Os vinhedos dessa propriedade me causaram ótima impressão, desde a forma como as vinhas foram implantadas, bem como na qualidade dos frutos ainda em vias de serem colhidos. As instalações de vinificação são pequenas, mas perfeitamente dimensionadas a escala de produção atual (em torno de 20 mil garrafas anuais).
Por um golpe de sorte, cheguei na vinícola na mesma semana em que o mais novo rótulo da casa estava sendo lançado: o pinot noir “Eli”, uma justa homenagem a sua esposa. Um vinho sem passagem por madeira, cuja proposta é entregar o máximo de frescor e notas frutadas tão destacadas na casta Pinot Noir. Objetivo plenamente alcançado!
O outro excelente Pinot Noir, que já era produzido na casa e foi batizado “Ana Cristina”, segue outro caminho, focado no caráter mais sério da casta, com passagem por barricas de carvalho francês, conferindo-lhe um pouco mais de estrutura e um perfil mais macio no paladar.
Por outro lado, os tintos baseados na Cabernet Sauvignon me agradaram menos, certamente pela presença de notas de pirazina (cujo aroma remete a pimentão), um traço que observei em quase todos os vinhos que provei com essa casta na região.

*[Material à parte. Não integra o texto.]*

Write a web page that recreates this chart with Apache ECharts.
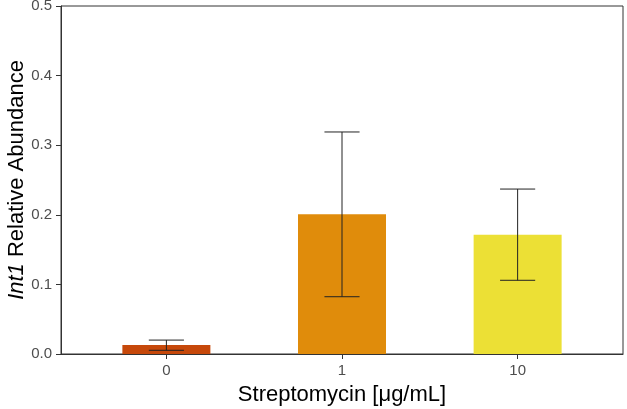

Parece ser uma dificuldade de maturação ideal, mas que segundo Eduardo Bassetti pode ser contornada e atenuada nas melhores safras.
Para encerrar, cabe destacar também a excelente infraestrutura das vinícolas da região para as atividades de enoturismo. Existem uma série de experiências de degustação, passeios e piqueniques nos vinhedos, capazes de encantar qualquer turista. Por outro lado, a região ainda carece de maior estrutura hoteleira para receber os visitantes. Um empecilho que começa a ser resolvido por algumas vinícolas que estão investindo em hospedagem própria na região.